Un libro che prende le mosse
dalla tragica vicenda di Francisco Lázaro, morto per collasso durante la
maratona olimpica di Stoccolma del 1912, per raccontare la storia di due
generazioni di una famiglia portoghese.
Il cimitero dei pianoforti è il
nome della stanza dove sono sistemati gli strumenti non più funzionanti
all'interno della bottega di falegnameria nella quale lavorano padre e figlio
protagonisti del romanzo e il riferimento ai pianoforti è sottolineato anche da
una scrittura "musicale", la consueta prosa poetica di Peixoto che
qui è ulteriormente aggraziata, spingendosi ad accarezzare le parole per farle
risuonare come note di una sinfonia.
Il Portogallo del quale si
racconta è un paese con un piede ancora nell'Ottocento, l'autore descrive i
riti delle famiglie patriarcali dell'epoca, con il corollario di tradimenti, violenze
domestiche, vizio del bere e difficoltà di comunicare. Le voci dei due
protagonisti si alternano nel descrivere la loro storia in prima persona: uno
parla dopo essere già morto e l'altro mentre corre la maratona che non riuscirà
a portare a termine. Particolarmente difficile risulta seguire la narrazione
del maratoneta, che spesso intreccia due o tre pensieri o momenti diversi,
costringendo il lettore a tornare indietro per riprendere il filo di un
discorso lasciato in sospeso a volte pagine prima. È un artificio stilistico
che probabilmente serve per rendere al meglio l'impressione di come i pensieri
si accavallino nella mente di un uomo che sta correndo ma che alla lunga
potrebbe risultare una forzatura strutturale; peccato veniale che si perdona
volentieri a una penna originale come quella di Peixoto, capace di muovere le
parole in maniera armoniosa ed evocativa.

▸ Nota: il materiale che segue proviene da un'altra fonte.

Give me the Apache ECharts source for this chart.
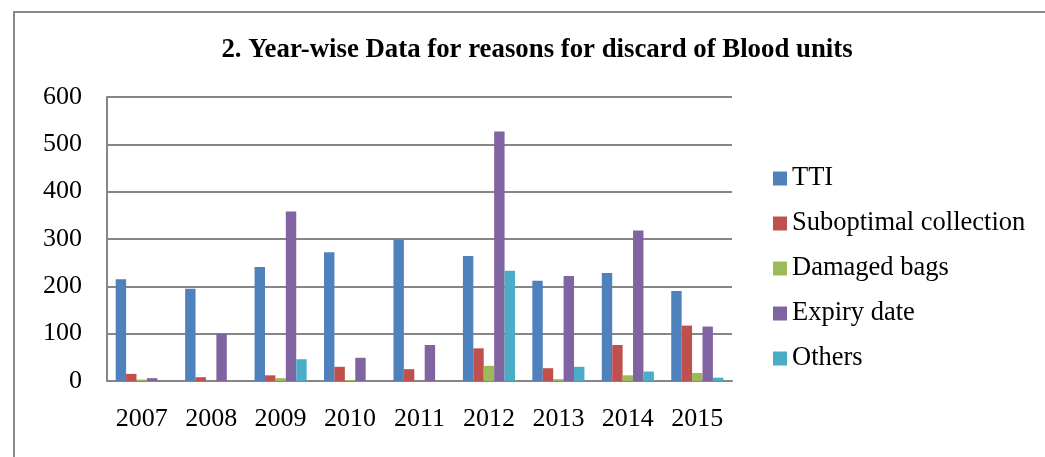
<!DOCTYPE html>
<html>
<head>
<meta charset="utf-8">
<script src="https://cdn.jsdelivr.net/npm/echarts@6/dist/echarts.min.js"></script>
<style>html,body{margin:0;padding:0;background:#fff;}#c{width:1045px;height:457px;}</style>
</head>
<body>
<div id="c"></div>
<script>
const years = ['2007','2008','2009','2010','2011','2012','2013','2014','2015'];
const tti = [215,195,241,272,299,264,212,228,190];
const suboptimal = [15,8,12,30,25,69,27,76,117];
const damaged = [3,0,6,2,0,32,4,12,17];
const expiry = [6,100,358,49,76,527,222,318,115];
const others = [0,0,46,0,0,233,30,20,7];
const yTicks = [0,100,200,300,400,500,600];

const font = 'Liberation Serif, Times New Roman, serif';
const colors = ['#4F81BD','#C0504D','#9BBB59','#8064A2','#4BACC6'];
const names = ['TTI','Suboptimal collection','Damaged bags','Expiry date','Others'];
const values = [tti, suboptimal, damaged, expiry, others];

const chart = echarts.init(document.getElementById('c'));
chart.setOption({
  animation: false,
  backgroundColor: '#fff',
  title: {
    text: '2. Year-wise Data for reasons for discard of Blood units',
    left: 532, top: 32, textAlign: 'center',
    textStyle: { fontFamily: font, fontWeight: 'bold', fontSize: 26.8, color: '#000', lineHeight: 27 }
  },
  graphic: [{
    type: 'rect', silent: true, z: -1,
    shape: { x: 14, y: 12, width: 1100, height: 500 },
    style: { fill: 'none', stroke: '#888', lineWidth: 2 }
  }],
  legend: {
    orient: 'vertical', left: 768, top: 160,
    itemWidth: 14, itemHeight: 14, itemGap: 18,
    icon: 'rect',
    textStyle: { fontFamily: font, fontSize: 26.5, color: '#000', lineHeight: 27 },
    data: names
  },
  grid: { left: 107, right: 313, top: 97, bottom: 76, containLabel: false },
  xAxis: {
    type: 'category', data: years,
    axisLine: { show: true, lineStyle: { color: '#868686', width: 2 } },
    axisTick: { show: false },
    axisLabel: { fontFamily: font, fontSize: 26, color: '#000', margin: 25 }
  },
  yAxis: {
    type: 'value', min: 0, max: 600, interval: 100,
    axisLine: { show: true, lineStyle: { color: '#868686', width: 2 } },
    axisTick: { show: false },
    splitLine: { lineStyle: { color: '#868686', width: 2 } },
    axisLabel: {
      fontFamily: font, fontSize: 26, color: '#000', margin: 25,
      formatter: v => yTicks.includes(v) ? String(v) : ''
    }
  },
  series: names.map((n, i) => ({
    name: n, type: 'bar', data: values[i],
    barGap: '0%', barCategoryGap: '25%',
    itemStyle: { color: colors[i] }
  }))
});
</script>
</body>
</html>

Ancora un romanzo nel quale lo
scrittore portoghese approfondisce i temi della memoria e del legame vita/morte,
ancora un romanzo di suggestioni, raffinato equilibrio e costante ricerca stilistica.
«Oggi e per sempre. Non c'è differenza tra quello che è veramente accaduto e quello che ho distorto con l'immaginazione, ripetutamente, ripetutamente, nel corso degli anni. Non c'è differenza tra le immagini sbiadite che ricordo e le parole crude, crudeli, che credo di ricordare, ma che sono soltanto riflessi costruiti dalla colpa. Il tempo, come un muro, una torre, una costruzione qualunque, fa sì che non ci sia più distinzione tra verità e menzogna. Il tempo mescola la verità con la menzogna. Quello che è accaduto si mescola con quello che vorrei fosse accaduto e con quello che mi hanno detto sia accaduto. La mia memoria non è mia. La mia memoria sono io distorto dal tempo e mescolato a me stesso: alla mia paura, alla mia colpa, al mio pentimento.»